>> START SUPPLIED INFORMATION

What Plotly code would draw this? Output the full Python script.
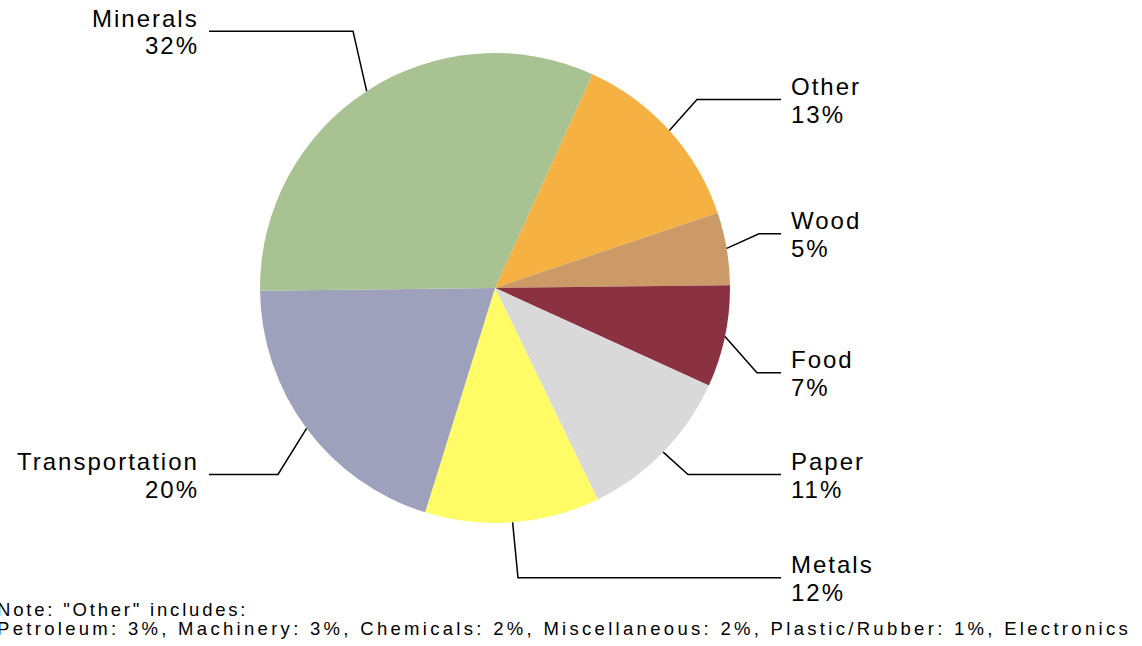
import math
import plotly.graph_objects as go

# Freight share by commodity group (percent)
categories = ["Other", "Wood", "Food", "Paper", "Metals", "Transportation", "Minerals"]
shares = [13, 5, 7, 11, 12, 20, 32]
colors = ["#F5B142", "#CC9A66", "#8B3242", "#D9D9D9", "#FFFC66", "#9EA1BC", "#A9C291"]

note_title = 'Note: "Other" includes:'
note_items = ["Petroleum: 3%", "Machinery: 3%", "Chemicals: 2%",
              "Miscellaneous: 2%", "Plastic/Rubber: 1%", "Electronics"]

W, H = 1142, 646
CX, CY, R = 495, 288, 235          # pie centre and radius in pixels
START_ANGLE = 24.5                  # clockwise from 12 o'clock

# label placement: side, baseline of name line, elbow x of the leader
label_layout = {
    "Minerals":       ("left", 26.7, 353),
    "Other":          ("right", 95.0, 697),
    "Wood":           ("right", 229.3, 759),
    "Food":           ("right", 368.3, 757),
    "Paper":          ("right", 470.0, 688),
    "Metals":         ("right", 573.3, 518),
    "Transportation": ("left", 470.0, 278),
}
FONT = "Liberation Sans, Arial, sans-serif"
FS = 24
LINE_STEP = 27.7
NOTE_FS = 18.5


def px(x):
    return x / W


def py(y):
    return 1 - y / H


fig = go.Figure(go.Pie(
    labels=categories,
    values=shares,
    marker=dict(colors=colors, line=dict(width=0)),
    sort=False,
    direction="clockwise",
    rotation=START_ANGLE,
    textinfo="none",
    hoverinfo="label+percent",
    showlegend=False,
    domain=dict(x=[px(CX - R), px(CX + R)], y=[py(CY + R), py(CY - R)]),
))

annotations = []
shapes = []
total = sum(shares)
cum = 0.0
for name, v in zip(categories, shares):
    mid = START_ANGLE + (cum + v / 2) / total * 360.0
    cum += v
    a = math.radians(mid)
    ex, ey = CX + R * math.sin(a), CY - R * math.cos(a)
    side, base, elbow_x = label_layout[name]
    line_y = base + 4.5
    if side == "right":
        end_x, text_x, anchor, shift = 781, 791, "left", 0
    else:
        end_x, text_x, anchor, shift = 209, 197, "right", 2
    shapes.append(dict(
        type="path", xref="paper", yref="paper",
        path=f"M {px(ex)},{py(ey)} L {px(elbow_x)},{py(line_y)} L {px(end_x)},{py(line_y)}",
        line=dict(color="black", width=1.5),
    ))
    for k, txt in enumerate([name, f"{v}%"]):
        annotations.append(dict(
            x=px(text_x), y=py(base + k * LINE_STEP - 8.6),
            xref="paper", yref="paper", xanchor=anchor, yanchor="middle",
            align=anchor, text=txt, showarrow=False, xshift=shift,
            borderpad=0, borderwidth=0,
            font=dict(family=FONT, size=FS, color="black"),
        ))

for k, txt in enumerate([note_title, ", ".join(note_items)]):
    annotations.append(dict(
        x=px(-3), y=py(616 + 19 * k - 6.6),
        xref="paper", yref="paper", xanchor="left", yanchor="middle",
        align="left", text=txt, showarrow=False,
        borderpad=0, borderwidth=0,
        font=dict(family=FONT, size=NOTE_FS, color="black"),
    ))

fig.update_layout(
    width=W, height=H,
    margin=dict(l=0, r=0, t=0, b=0),
    paper_bgcolor="white",
    plot_bgcolor="white",
    annotations=annotations,
    shapes=shapes,
)

# widen the tracking of the label and note texts
spacing_js = """
var gd = document.getElementById('{plot_id}');
gd.querySelectorAll('.annotation-text').forEach(function(t) {
    var fs = parseFloat(t.style.fontSize);
    var ls = '2px';
    if (fs < 20) { ls = (t.textContent.length > 40) ? '3.3px' : '2.8px'; }
    t.style.letterSpacing = ls;
});
"""

fig.write_html("out.html", post_script=spacing_js)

>> END SUPPLIED INFORMATION

*DIRECTIVE*. Copy out the listing exactly as it stands, but not the pictures.

*TASK RESULT*.
What Plotly code would draw this? Output the full Python script.
import math
import plotly.graph_objects as go

# Freight share by commodity group (percent)
categories = ["Other", "Wood", "Food", "Paper", "Metals", "Transportation", "Minerals"]
shares = [13, 5, 7, 11, 12, 20, 32]
colors = ["#F5B142", "#CC9A66", "#8B3242", "#D9D9D9", "#FFFC66", "#9EA1BC", "#A9C291"]

note_title = 'Note: "Other" includes:'
note_items = ["Petroleum: 3%", "Machinery: 3%", "Chemicals: 2%",
              "Miscellaneous: 2%", "Plastic/Rubber: 1%", "Electronics"]

W, H = 1142, 646
CX, CY, R = 495, 288, 235          # pie centre and radius in pixels
START_ANGLE = 24.5                  # clockwise from 12 o'clock

# label placement: side, baseline of name line, elbow x of the leader
label_layout = {
    "Minerals":       ("left", 26.7, 353),
    "Other":          ("right", 95.0, 697),
    "Wood":           ("right", 229.3, 759),
    "Food":           ("right", 368.3, 757),
    "Paper":          ("right", 470.0, 688),
    "Metals":         ("right", 573.3, 518),
    "Transportation": ("left", 470.0, 278),
}
FONT = "Liberation Sans, Arial, sans-serif"
FS = 24
LINE_STEP = 27.7
NOTE_FS = 18.5


def px(x):
    return x / W


def py(y):
    return 1 - y / H


fig = go.Figure(go.Pie(
    labels=categories,
    values=shares,
    marker=dict(colors=colors, line=dict(width=0)),
    sort=False,
    direction="clockwise",
    rotation=START_ANGLE,
    textinfo="none",
    hoverinfo="label+percent",
    showlegend=False,
    domain=dict(x=[px(CX - R), px(CX + R)], y=[py(CY + R), py(CY - R)]),
))

annotations = []
shapes = []
total = sum(shares)
cum = 0.0
for name, v in zip(categories, shares):
    mid = START_ANGLE + (cum + v / 2) / total * 360.0
    cum += v
    a = math.radians(mid)
    ex, ey = CX + R * math.sin(a), CY - R * math.cos(a)
    side, base, elbow_x = label_layout[name]
    line_y = base + 4.5
    if side == "right":
        end_x, text_x, anchor, shift = 781, 791, "left", 0
    else:
        end_x, text_x, anchor, shift = 209, 197, "right", 2
    shapes.append(dict(
        type="path", xref="paper", yref="paper",
        path=f"M {px(ex)},{py(ey)} L {px(elbow_x)},{py(line_y)} L {px(end_x)},{py(line_y)}",
        line=dict(color="black", width=1.5),
    ))
    for k, txt in enumerate([name, f"{v}%"]):
        annotations.append(dict(
            x=px(text_x), y=py(base + k * LINE_STEP - 8.6),
            xref="paper", yref="paper", xanchor=anchor, yanchor="middle",
            align=anchor, text=txt, showarrow=False, xshift=shift,
            borderpad=0, borderwidth=0,
            font=dict(family=FONT, size=FS, color="black"),
        ))

for k, txt in enumerate([note_title, ", ".join(note_items)]):
    annotations.append(dict(
        x=px(-3), y=py(616 + 19 * k - 6.6),
        xref="paper", yref="paper", xanchor="left", yanchor="middle",
        align="left", text=txt, showarrow=False,
        borderpad=0, borderwidth=0,
        font=dict(family=FONT, size=NOTE_FS, color="black"),
    ))

fig.update_layout(
    width=W, height=H,
    margin=dict(l=0, r=0, t=0, b=0),
    paper_bgcolor="white",
    plot_bgcolor="white",
    annotations=annotations,
    shapes=shapes,
)

# widen the tracking of the label and note texts
spacing_js = """
var gd = document.getElementById('{plot_id}');
gd.querySelectorAll('.annotation-text').forEach(function(t) {
    var fs = parseFloat(t.style.fontSize);
    var ls = '2px';
    if (fs < 20) { ls = (t.textContent.length > 40) ? '3.3px' : '2.8px'; }
    t.style.letterSpacing = ls;
});
"""

fig.write_html("out.html", post_script=spacing_js)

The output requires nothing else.